Extracted data
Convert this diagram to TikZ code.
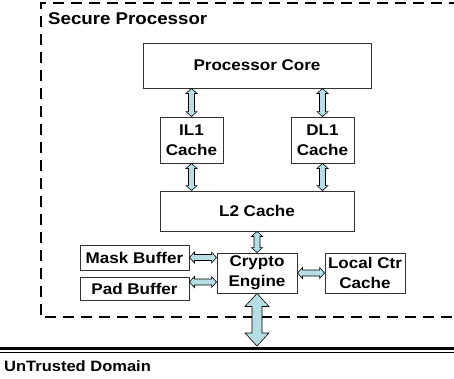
\documentclass[tikz,border=0pt]{standalone}
\usepackage{fontspec}
\setmainfont{Liberation Sans}[FakeStretch=1.1]
\usetikzlibrary{calc}
\definecolor{pipefill}{RGB}{183,222,228}
\definecolor{boxline}{RGB}{50,50,50}

% vertical double-headed block arrow between two anchors (same x)
\newcommand\vpipe[5]{% top, bottom, shaft half width, head half width, head length
  \draw[pipe] let \p1=(#1), \p2=(#2) in
    (\x1,\y1) -- (\x1+#4,\y1-#5) -- (\x1+#3,\y1-#5) -- (\x1+#3,\y2+#5)
    -- (\x1+#4,\y2+#5) -- (\x1,\y2) -- (\x1-#4,\y2+#5) -- (\x1-#3,\y2+#5)
    -- (\x1-#3,\y1-#5) -- (\x1-#4,\y1-#5) -- cycle;}
% horizontal double-headed block arrow between two anchors (same y)
\newcommand\hpipe[5]{% left, right, shaft half width, head half width, head length
  \draw[pipe] let \p1=(#1), \p2=(#2) in
    (\x1,\y1) -- (\x1+#5,\y1+#4) -- (\x1+#5,\y1+#3) -- (\x2-#5,\y1+#3)
    -- (\x2-#5,\y1+#4) -- (\x2,\y1) -- (\x2-#5,\y1-#4) -- (\x2-#5,\y1-#3)
    -- (\x1+#5,\y1-#3) -- (\x1+#5,\y1-#4) -- cycle;}

\begin{document}
\begin{tikzpicture}[x=1pt,y=-1pt,
  unit/.style={draw=boxline, line width=0.9pt, fill=white, inner sep=0pt,
    align=center, font=\fontsize{15.5}{20}\selectfont\bfseries},
  pipe/.style={draw=black, line width=0.6pt, fill=pipefill, line join=miter},
  frame/.style={line width=2pt, dash pattern=on 11pt off 7pt},
  heading/.style={inner sep=0pt, anchor=base west}]
\useasboundingbox (0,0) rectangle (454,378);

% secure boundary
\draw[frame] (460,3) -- (40.5,3) -- (40.5,317) -- (460,317);
\node[heading, font=\fontsize{17}{20}\selectfont\bfseries] (title) at (48,24) {Secure Processor};

% blocks
\node[unit, minimum width=228pt, minimum height=45pt] (core) at (257,65.5) {Processor Core};
\node[unit, minimum width=63pt, minimum height=46pt] (il1) at (191.5,140) {IL1\\Cache};
\node[unit, minimum width=63pt, minimum height=46pt] (dl1) at (322.5,140) {DL1\\Cache};
\node[unit, minimum width=194pt, minimum height=40pt] (l2) at (257,211) {L2 Cache};
\node[unit, minimum width=80pt, minimum height=40pt] (crypto) at (257,273) {Crypto\\Engine};
\node[unit, minimum width=109pt, minimum height=25pt] (mask) at (134.5,257.5) {Mask Buffer};
\node[unit, minimum width=109pt, minimum height=23pt] (pad) at (134.5,288.5) {Pad Buffer};
\node[unit, minimum width=80pt, minimum height=40pt] (ctr) at (365,273) {Local Ctr\\Cache};

% on-chip links
\vpipe{il1.north |- core.south}{il1.north}{3pt}{5.5pt}{5pt}
\vpipe{dl1.north |- core.south}{dl1.north}{3pt}{5.5pt}{5pt}
\vpipe{il1.south}{il1.south |- l2.north}{3pt}{5.5pt}{5pt}
\vpipe{dl1.south}{dl1.south |- l2.north}{3pt}{5.5pt}{5pt}
\vpipe{l2.south}{crypto.north}{3pt}{5.5pt}{5pt}
\hpipe{mask.east}{mask.east -| crypto.west}{3pt}{5.5pt}{5pt}
\coordinate (padlink) at ([yshift=6.5pt]pad.east);
\hpipe{padlink}{padlink -| crypto.west}{3pt}{5.5pt}{5pt}
\hpipe{crypto.east}{ctr.west}{3pt}{5.5pt}{5pt}

% off-chip link
\coordinate (bus) at (257,346);
\vpipe{crypto.south}{bus}{5pt}{12pt}{13pt}

% untrusted boundary
\draw[line width=2.5pt] (0,348.5) -- (454,348.5);
\draw[line width=1pt] (0,352.5) -- (454,352.5);
\node[heading, font=\fontsize{15}{20}\selectfont\bfseries] (untrusted) at (4,371) {UnTrusted Domain};
\end{tikzpicture}
\end{document}
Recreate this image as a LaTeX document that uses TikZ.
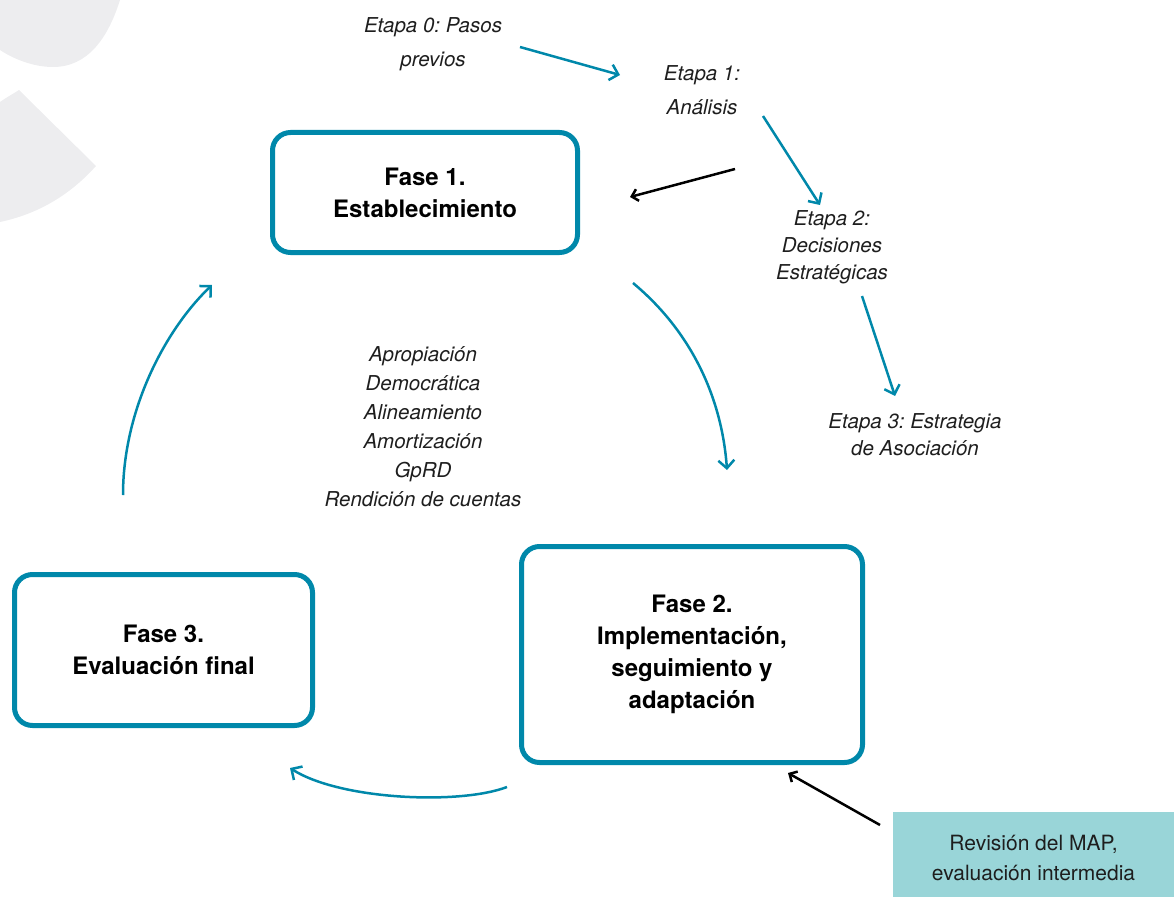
\documentclass[tikz,border=0pt]{standalone}
\usepackage{fontspec}
\setmainfont{TeX Gyre Heros}
\usetikzlibrary{arrows.meta}
\definecolor{azul}{RGB}{0,136,170}
\definecolor{celeste}{RGB}{153,213,216}
\definecolor{gris}{RGB}{237,237,239}
\definecolor{texto}{RGB}{30,30,30}
\frenchspacing
\tikzset{
  fase/.style={draw=azul, line width=5pt, rounded corners=18pt, align=center,
    text=black, font=\fontsize{24}{32}\selectfont\bfseries},
  etapa/.style={align=center, text=texto, font=\fontsize{20.5}{27}\selectfont\itshape},
  flecha/.style={draw=azul, line width=2.5pt, -{Straight Barb[length=8pt,width=16pt]}},
  flechanegra/.style={draw=black, line width=2.5pt, -{Straight Barb[length=6pt,width=12pt]}}
}
\begin{document}
\begin{tikzpicture}[x=1pt,y=-1pt]
        \useasboundingbox (0,0) rectangle (1174,896);
        % Fondo
        \fill[gris] (0,0) -- (120,0) .. controls (108,38) and (88,67) .. (53,67)
          .. controls (32,67) and (12,58) .. (0,50) -- cycle;
        \fill[gris] (0,102) .. controls (7,97) and (13,94) .. (19,90) -- (96,166)
          .. controls (70,195) and (38,214) .. (0,222) -- cycle;
        % Fases
        \node[fase, minimum width=305pt, minimum height=120pt] (fase1) at (425,192.5)
          {Fase 1.\\Establecimiento};
        \node[fase, minimum width=341pt, minimum height=216pt] (fase2) at (692,654.5)
          {Fase 2.\\Implementación,\\seguimiento y\\adaptación};
        \node[fase, minimum width=298pt, minimum height=151pt] (fase3) at (163.5,650)
          {Fase 3.\\Evaluación final};
        \node[fill=celeste, minimum width=281pt, minimum height=92pt, align=center,
          text=texto, font=\fontsize{21}{30}\selectfont] (revision) at (1033.5,858)
          {Revisión del MAP,\\evaluación intermedia};
        % Etapas
        \node[etapa, font=\fontsize{20.5}{34}\selectfont\itshape] (etapa0) at (433,44)
          {Etapa 0: Pasos\\previos};
        \node[etapa, font=\fontsize{20.5}{34}\selectfont\itshape] (etapa1) at (702,90.5)
          {Etapa 1:\\Análisis};
        \node[etapa] (etapa2) at (832,247.5) {Etapa 2:\\Decisiones\\Estratégicas};
        \node[etapa] (etapa3) at (915,434.5) {Etapa 3: Estrategia\\de Asociación};
        \node[etapa, font=\fontsize{20.5}{29}\selectfont\itshape] (principios) at (423,427)
          {Apropiación\\Democrática\\Alineamiento\\Amortización\\GpRD\\Rendición de cuentas};
        % Flechas
        \coordinate (e0a) at (520,47);   \coordinate (e0b) at (620,75);
        \coordinate (e1a) at (763,116);  \coordinate (e1b) at (820,205);
        \coordinate (e2a) at (862,296);  \coordinate (e2b) at (895,396);
        \coordinate (e1c) at (735,169);  \coordinate (f1e) at (630,197);
        \coordinate (f1a) at (633,283);  \coordinate (f2a) at (727,470);
        \coordinate (f2b) at (507,787);  \coordinate (f3a) at (290,768);
        \coordinate (f3b) at (123,495);  \coordinate (f1b) at (212,285);
        \coordinate (rva) at (880,825);  \coordinate (f2c) at (788,773);
        \draw[flecha] (e0a) -- (e0b);
        \draw[flecha] (e1a) -- (e1b);
        \draw[flecha] (e2a) -- (e2b);
        \draw[flechanegra] (e1c) -- (f1e);
        \draw[flecha] (f1a) .. controls (693,333) and (722,400) .. (f2a);
        \draw[flecha] (f2b) .. controls (460,805) and (340,800) .. (f3a);
        \draw[flecha] (f3b) .. controls (123,410) and (165,330) .. (f1b);
        \draw[flechanegra] (rva) -- (f2c);
\end{tikzpicture}
\end{document}
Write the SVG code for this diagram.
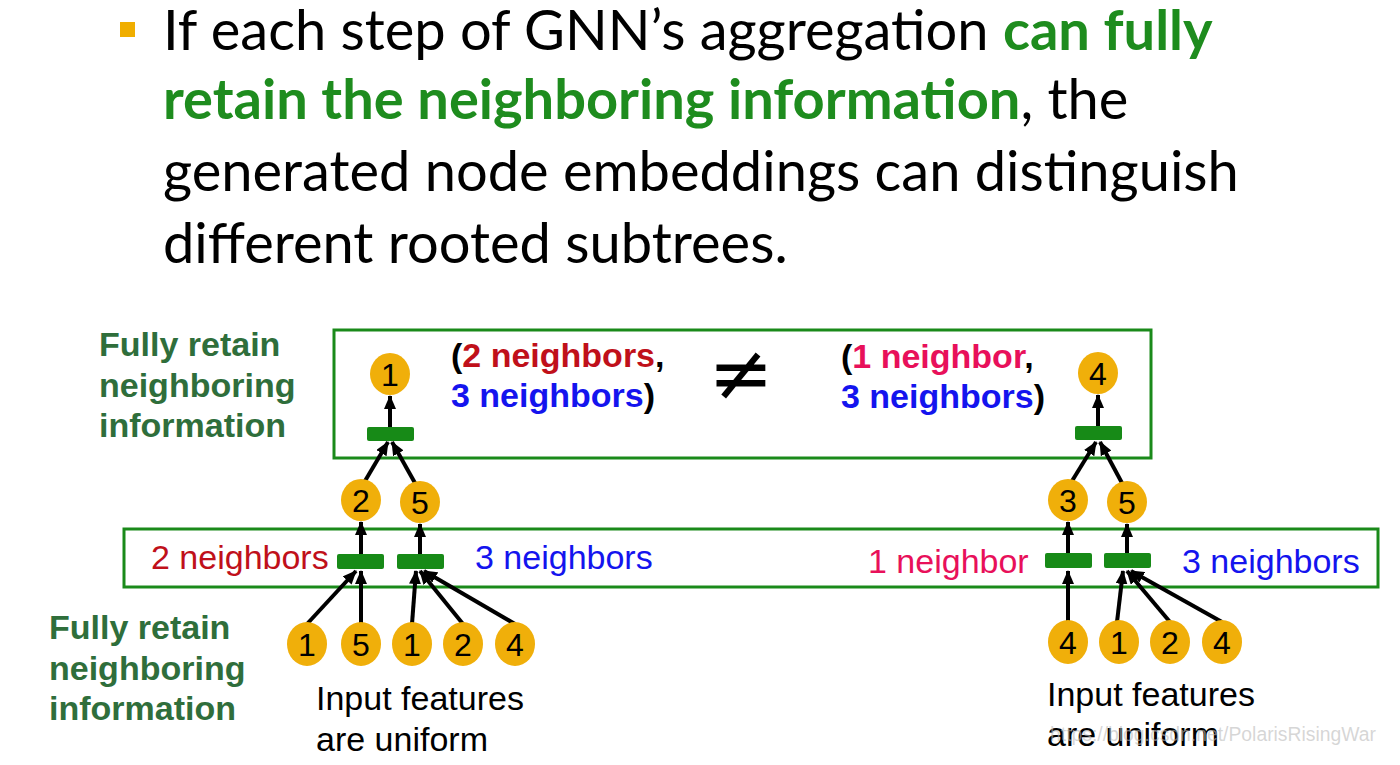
<svg xmlns="http://www.w3.org/2000/svg" width="1400" height="765" viewBox="0 0 1400 765">
<defs>
<style>
.t{font-family:Lato,"Open Sans",sans-serif;font-size:56px;fill:#000}
.tg{font-weight:bold;fill:#1e8c1e}
.lab{font-family:"Liberation Sans",Arial,sans-serif;font-size:34px;font-weight:bold;fill:#2f6e3b}
.box{fill:none;stroke:#1a8a1a;stroke-width:3}
.agg{fill:#178a17}
.nd{fill:#f0af0a}
.nt{font-family:"Liberation Sans",Arial,sans-serif;font-size:32px;fill:#000;text-anchor:middle}
.ar{font-family:"Liberation Sans",Arial,sans-serif;font-size:34px}
.b{font-weight:bold}
.red{fill:#c0101a}
.blue{fill:#1414ee}
.pink{fill:#e8105a}
.blk{fill:#000}
.edge{stroke:#000;stroke-width:4;fill:none;marker-end:url(#ah)}
</style>
<marker id="ah" markerUnits="userSpaceOnUse" markerWidth="14" markerHeight="12" refX="13" refY="6" orient="auto">
<path d="M0,0 L14,6 L0,12 z" fill="#000"/>
</marker>
</defs>
<rect width="1400" height="765" fill="#fff"/>
<g id="title">
<rect x="120" y="22" width="15" height="15" fill="#f0ae00"/>
<text class="t" x="163" y="50">If each step of GNN’s aggregation <tspan class="tg">can fully</tspan></text>
<text class="t" x="163" y="119"><tspan class="tg">retain the neighboring information</tspan>, the</text>
<text class="t" x="163" y="191">generated node embeddings can distinguish</text>
<text class="t" x="163" y="263">different rooted subtrees.</text>
</g>
<g id="labels">
<text class="lab" x="99" y="356">Fully retain</text>
<text class="lab" x="99" y="397">neighboring</text>
<text class="lab" x="99" y="437">information</text>
<text class="lab" x="49" y="639">Fully retain</text>
<text class="lab" x="49" y="680">neighboring</text>
<text class="lab" x="49" y="720">information</text>
</g>
<g id="boxes">
<rect class="box" x="334" y="330" width="817" height="128"/>
<rect class="box" x="124" y="529" width="1254" height="58"/>
</g>
<g id="compare">
<text class="ar b" x="451" y="367"><tspan class="blk">(</tspan><tspan class="red">2 neighbors</tspan><tspan class="blk">,</tspan></text>
<text class="ar b" x="451" y="407"><tspan class="blue">3 neighbors</tspan><tspan class="blk">)</tspan></text>
<text x="741" y="400" font-family="'DejaVu Sans',sans-serif" font-size="78" text-anchor="middle" fill="#000">≠</text>
<text class="ar b" x="841" y="368"><tspan class="blk">(</tspan><tspan class="pink">1 neighbor</tspan><tspan class="blk">,</tspan></text>
<text class="ar b" x="841" y="408"><tspan class="blue">3 neighbors</tspan><tspan class="blk">)</tspan></text>
</g>
<g id="mid-labels">
<text class="ar red" x="151" y="569">2 neighbors</text>
<text class="ar blue" x="475" y="569">3 neighbors</text>
<text class="ar pink" x="868" y="573">1 neighbor</text>
<text class="ar blue" x="1182" y="573">3 neighbors</text>
</g>
<g id="connectors">
<line class="edge" x1="390" y1="429" x2="390" y2="396"/>
<line class="edge" x1="365" y1="481" x2="388" y2="442"/>
<line class="edge" x1="415" y1="483" x2="392" y2="442"/>
<line class="edge" x1="361" y1="557" x2="361" y2="522"/>
<line class="edge" x1="420" y1="557" x2="420" y2="524"/>
<line class="edge" x1="307" y1="624" x2="356" y2="571"/>
<line class="edge" x1="361" y1="624" x2="361" y2="571"/>
<line class="edge" x1="412" y1="624" x2="416" y2="571"/>
<line class="edge" x1="463" y1="624" x2="420" y2="571"/>
<line class="edge" x1="515" y1="624" x2="424" y2="571"/>
<line class="edge" x1="1098" y1="429" x2="1098" y2="395"/>
<line class="edge" x1="1072" y1="481" x2="1096" y2="442"/>
<line class="edge" x1="1122" y1="483" x2="1100" y2="442"/>
<line class="edge" x1="1068" y1="557" x2="1068" y2="522"/>
<line class="edge" x1="1127" y1="557" x2="1127" y2="524"/>
<line class="edge" x1="1068" y1="622" x2="1068" y2="571"/>
<line class="edge" x1="1117" y1="622" x2="1123" y2="571"/>
<line class="edge" x1="1170" y1="622" x2="1127" y2="571"/>
<line class="edge" x1="1222" y1="622" x2="1131" y2="571"/>
</g>
<g id="aggregators">
<rect class="agg" x="367" y="427" width="47" height="14" rx="2"/>
<rect class="agg" x="337" y="554" width="47" height="15" rx="2"/>
<rect class="agg" x="397" y="554" width="47" height="15" rx="2"/>
<rect class="agg" x="1075" y="426" width="47" height="14" rx="2"/>
<rect class="agg" x="1045" y="553" width="47" height="15" rx="2"/>
<rect class="agg" x="1104" y="553" width="47" height="15" rx="2"/>
</g>
<g id="n-top1"><ellipse class="nd" cx="390" cy="374" rx="20" ry="21"/><text class="nt" x="390" y="386">1</text></g>
<g id="n-top4"><ellipse class="nd" cx="1098" cy="373" rx="20" ry="21"/><text class="nt" x="1098" y="385">4</text></g>
<g id="n-l2"><ellipse class="nd" cx="361" cy="500" rx="20" ry="21"/><text class="nt" x="361" y="512">2</text></g>
<g id="n-l5"><ellipse class="nd" cx="420" cy="502" rx="20" ry="21"/><text class="nt" x="420" y="514">5</text></g>
<g id="n-r3"><ellipse class="nd" cx="1068" cy="500" rx="20" ry="21"/><text class="nt" x="1068" y="512">3</text></g>
<g id="n-r5"><ellipse class="nd" cx="1127" cy="502" rx="20" ry="21"/><text class="nt" x="1127" y="514">5</text></g>
<g id="n-lb1"><ellipse class="nd" cx="307" cy="644" rx="20" ry="22"/><text class="nt" x="307" y="656">1</text></g>
<g id="n-lb5"><ellipse class="nd" cx="361" cy="644" rx="20" ry="22"/><text class="nt" x="361" y="656">5</text></g>
<g id="n-lb1b"><ellipse class="nd" cx="412" cy="644" rx="20" ry="22"/><text class="nt" x="412" y="656">1</text></g>
<g id="n-lb2"><ellipse class="nd" cx="463" cy="644" rx="20" ry="22"/><text class="nt" x="463" y="656">2</text></g>
<g id="n-lb4"><ellipse class="nd" cx="515" cy="644" rx="20" ry="22"/><text class="nt" x="515" y="656">4</text></g>
<g id="n-rb4"><ellipse class="nd" cx="1068" cy="642" rx="20" ry="22"/><text class="nt" x="1068" y="654">4</text></g>
<g id="n-rb1"><ellipse class="nd" cx="1119" cy="642" rx="20" ry="22"/><text class="nt" x="1119" y="654">1</text></g>
<g id="n-rb2"><ellipse class="nd" cx="1170" cy="642" rx="20" ry="22"/><text class="nt" x="1170" y="654">2</text></g>
<g id="n-rb4b"><ellipse class="nd" cx="1222" cy="642" rx="20" ry="22"/><text class="nt" x="1222" y="654">4</text></g>
<g id="captions">
<text class="ar blk" x="316" y="710">Input features</text>
<text class="ar blk" x="316" y="751">are uniform</text>
<text class="ar blk" x="1047" y="706">Input features</text>
<text class="ar blk" x="1047" y="746">are uniform</text>
<text x="1050" y="741" font-family="'Liberation Sans',Arial,sans-serif" font-size="20" fill="#bbbbbb" fill-opacity="0.6" textLength="326" lengthAdjust="spacingAndGlyphs">https://blog.csdn.net/PolarisRisingWar</text>
</g>
</svg>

What to do
Only the lines from the start of the records to the one containing "(title) at (48,24)" should be repeated, exactly and with both ends kept; drop any pictures.

Result
Convert this diagram to TikZ code.
\documentclass[tikz,border=0pt]{standalone}
\usepackage{fontspec}
\setmainfont{Liberation Sans}[FakeStretch=1.1]
\usetikzlibrary{calc}
\definecolor{pipefill}{RGB}{183,222,228}
\definecolor{boxline}{RGB}{50,50,50}

% vertical double-headed block arrow between two anchors (same x)
\newcommand\vpipe[5]{% top, bottom, shaft half width, head half width, head length
  \draw[pipe] let \p1=(#1), \p2=(#2) in
    (\x1,\y1) -- (\x1+#4,\y1-#5) -- (\x1+#3,\y1-#5) -- (\x1+#3,\y2+#5)
    -- (\x1+#4,\y2+#5) -- (\x1,\y2) -- (\x1-#4,\y2+#5) -- (\x1-#3,\y2+#5)
    -- (\x1-#3,\y1-#5) -- (\x1-#4,\y1-#5) -- cycle;}
% horizontal double-headed block arrow between two anchors (same y)
\newcommand\hpipe[5]{% left, right, shaft half width, head half width, head length
  \draw[pipe] let \p1=(#1), \p2=(#2) in
    (\x1,\y1) -- (\x1+#5,\y1+#4) -- (\x1+#5,\y1+#3) -- (\x2-#5,\y1+#3)
    -- (\x2-#5,\y1+#4) -- (\x2,\y1) -- (\x2-#5,\y1-#4) -- (\x2-#5,\y1-#3)
    -- (\x1+#5,\y1-#3) -- (\x1+#5,\y1-#4) -- cycle;}

\begin{document}
\begin{tikzpicture}[x=1pt,y=-1pt,
  unit/.style={draw=boxline, line width=0.9pt, fill=white, inner sep=0pt,
    align=center, font=\fontsize{15.5}{20}\selectfont\bfseries},
  pipe/.style={draw=black, line width=0.6pt, fill=pipefill, line join=miter},
  frame/.style={line width=2pt, dash pattern=on 11pt off 7pt},
  heading/.style={inner sep=0pt, anchor=base west}]
\useasboundingbox (0,0) rectangle (454,378);

% secure boundary
\draw[frame] (460,3) -- (40.5,3) -- (40.5,317) -- (460,317);
\node[heading, font=\fontsize{17}{20}\selectfont\bfseries] (title) at (48,24) {Secure Processor};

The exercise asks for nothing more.